DATA EXTRACT:
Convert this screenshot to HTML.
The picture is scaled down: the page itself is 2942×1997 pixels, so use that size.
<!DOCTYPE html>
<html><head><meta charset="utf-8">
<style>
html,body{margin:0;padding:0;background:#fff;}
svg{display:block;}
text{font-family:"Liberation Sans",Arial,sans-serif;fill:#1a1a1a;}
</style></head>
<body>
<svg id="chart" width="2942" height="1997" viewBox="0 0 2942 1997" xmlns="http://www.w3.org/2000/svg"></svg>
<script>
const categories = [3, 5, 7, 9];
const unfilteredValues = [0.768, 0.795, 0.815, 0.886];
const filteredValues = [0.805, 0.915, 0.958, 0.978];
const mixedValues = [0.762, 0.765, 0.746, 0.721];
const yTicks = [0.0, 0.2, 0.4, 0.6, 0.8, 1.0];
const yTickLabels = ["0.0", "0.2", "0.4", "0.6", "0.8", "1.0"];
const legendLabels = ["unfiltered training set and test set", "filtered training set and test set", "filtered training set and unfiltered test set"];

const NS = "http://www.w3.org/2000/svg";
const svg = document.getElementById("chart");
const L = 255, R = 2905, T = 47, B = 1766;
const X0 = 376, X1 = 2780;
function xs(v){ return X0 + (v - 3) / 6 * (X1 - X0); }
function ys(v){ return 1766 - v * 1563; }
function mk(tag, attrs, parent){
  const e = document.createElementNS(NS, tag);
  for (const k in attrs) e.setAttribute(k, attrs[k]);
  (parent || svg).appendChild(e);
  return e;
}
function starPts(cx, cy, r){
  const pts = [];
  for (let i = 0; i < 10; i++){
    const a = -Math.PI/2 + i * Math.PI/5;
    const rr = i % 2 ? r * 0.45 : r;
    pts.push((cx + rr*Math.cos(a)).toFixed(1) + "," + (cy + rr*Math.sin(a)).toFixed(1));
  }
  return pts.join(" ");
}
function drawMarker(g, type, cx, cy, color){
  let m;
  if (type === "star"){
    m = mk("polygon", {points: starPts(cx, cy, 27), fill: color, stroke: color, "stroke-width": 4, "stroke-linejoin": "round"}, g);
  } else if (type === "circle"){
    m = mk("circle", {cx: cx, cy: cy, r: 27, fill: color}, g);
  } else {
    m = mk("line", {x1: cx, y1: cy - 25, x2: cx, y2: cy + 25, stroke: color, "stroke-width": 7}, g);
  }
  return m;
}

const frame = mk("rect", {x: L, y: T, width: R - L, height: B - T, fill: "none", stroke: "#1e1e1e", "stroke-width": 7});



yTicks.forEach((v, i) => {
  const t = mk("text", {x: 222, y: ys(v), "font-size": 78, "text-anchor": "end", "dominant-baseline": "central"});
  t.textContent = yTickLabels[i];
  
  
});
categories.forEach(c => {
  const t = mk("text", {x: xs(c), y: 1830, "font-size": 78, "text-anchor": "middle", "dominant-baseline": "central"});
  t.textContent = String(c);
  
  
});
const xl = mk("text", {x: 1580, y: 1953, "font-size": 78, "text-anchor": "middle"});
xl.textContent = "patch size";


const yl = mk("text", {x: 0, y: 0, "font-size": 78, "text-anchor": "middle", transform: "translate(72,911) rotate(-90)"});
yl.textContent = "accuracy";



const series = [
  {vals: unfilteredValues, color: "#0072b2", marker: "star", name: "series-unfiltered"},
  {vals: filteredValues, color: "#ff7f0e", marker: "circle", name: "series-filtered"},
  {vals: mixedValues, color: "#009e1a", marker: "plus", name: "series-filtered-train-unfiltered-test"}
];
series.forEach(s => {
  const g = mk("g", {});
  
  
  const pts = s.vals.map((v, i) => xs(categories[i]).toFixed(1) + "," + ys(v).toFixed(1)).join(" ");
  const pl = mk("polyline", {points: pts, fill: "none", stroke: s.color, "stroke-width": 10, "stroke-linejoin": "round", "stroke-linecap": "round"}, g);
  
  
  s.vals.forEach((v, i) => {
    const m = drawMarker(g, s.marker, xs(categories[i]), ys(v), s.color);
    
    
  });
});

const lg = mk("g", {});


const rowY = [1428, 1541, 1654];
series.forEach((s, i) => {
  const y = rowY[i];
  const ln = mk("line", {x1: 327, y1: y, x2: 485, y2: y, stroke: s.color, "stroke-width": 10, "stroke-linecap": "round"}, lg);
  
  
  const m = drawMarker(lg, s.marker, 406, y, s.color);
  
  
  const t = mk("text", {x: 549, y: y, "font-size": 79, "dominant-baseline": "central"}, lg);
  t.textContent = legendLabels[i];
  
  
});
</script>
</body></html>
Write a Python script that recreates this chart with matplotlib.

TASK DETAILS: Starting with the first line of the records, repeat every line up to and including the one containing "set and unfiltered", and nothing else.

WRITTEN SOLUTION:
Convert this screenshot to HTML.
The picture is scaled down: the page itself is 2942×1997 pixels, so use that size.
<!DOCTYPE html>
<html><head><meta charset="utf-8">
<style>
html,body{margin:0;padding:0;background:#fff;}
svg{display:block;}
text{font-family:"Liberation Sans",Arial,sans-serif;fill:#1a1a1a;}
</style></head>
<body>
<svg id="chart" width="2942" height="1997" viewBox="0 0 2942 1997" xmlns="http://www.w3.org/2000/svg"></svg>
<script>
const categories = [3, 5, 7, 9];
const unfilteredValues = [0.768, 0.795, 0.815, 0.886];
const filteredValues = [0.805, 0.915, 0.958, 0.978];
const mixedValues = [0.762, 0.765, 0.746, 0.721];
const yTicks = [0.0, 0.2, 0.4, 0.6, 0.8, 1.0];
const yTickLabels = ["0.0", "0.2", "0.4", "0.6", "0.8", "1.0"];
const legendLabels = ["unfiltered training set and test set", "filtered training set and test set", "filtered training set and unfiltered test set"];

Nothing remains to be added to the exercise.